When Mr. Reichenbach commenced his suit and attacked the allotment of the shares, he was doing so not because he or Consolidated claimed any right or title to the shares, but because that allotment was a step which could lead to the obtaining by Fairfax of control of Associated.  It was (as no doubt Consolidated guessed) only a step in a larger plan, though no doubt a very important step. It was as such a step that it was attacked, and as such a step that it was defended.  The lawsuit was an incident of the competition for control, and the costs of defending it were an incident of one step in that competition-the acquisition of the unissued shares.  They were really part of the cost of acquiring the shares.  If Mr. Reichenbach had commenced his suit on 30th August instead of 31st August-as no doubt he would have done, if it had been possible-Mr. Bowen's argument would have been deprived of its foundation, and the costs incurred by Fairfax could not have been regarded otherwise than as part of the cost of the shares.  They could not have been distinguished from costs incurred by a purchaser in obtaining a decree for specific performance of a contract for the sale of land.  It can make no difference to the substance of the matter that Mr.

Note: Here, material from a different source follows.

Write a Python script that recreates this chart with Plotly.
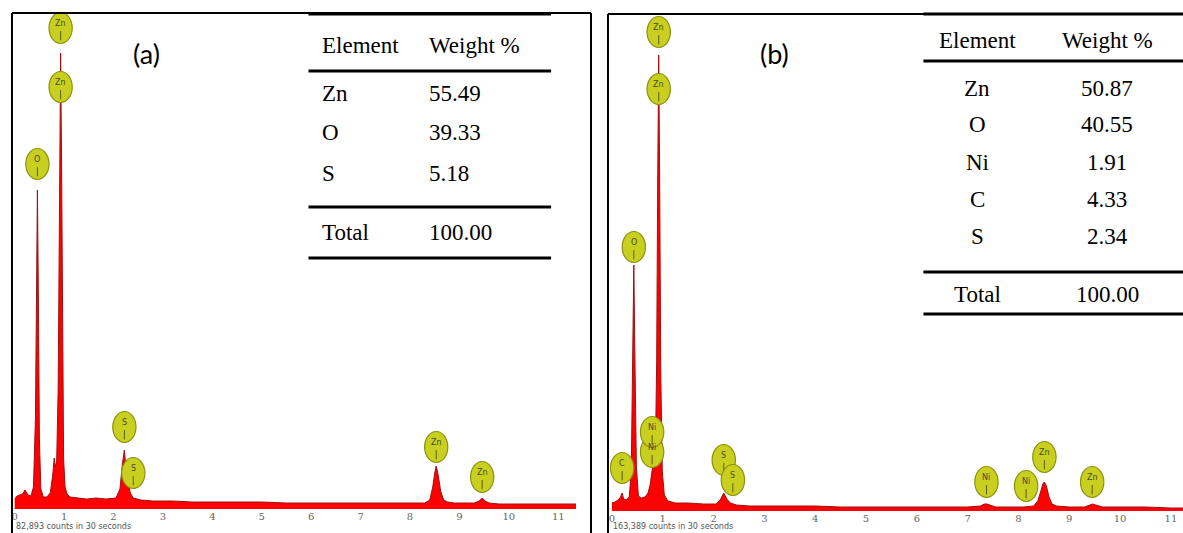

Reichenbach was not able to commence his suit until the following day, before the dawn of which the allotment of the shares and the registration of the allottees had become accomplished facts, so that it was necessary to claim rectification of the register.

The question asked by the case stated is whether the legal expenses, amounting to PD3,142 14s. 8d., were an allowable deduction under s. 51 (1).  This question should be answered-No.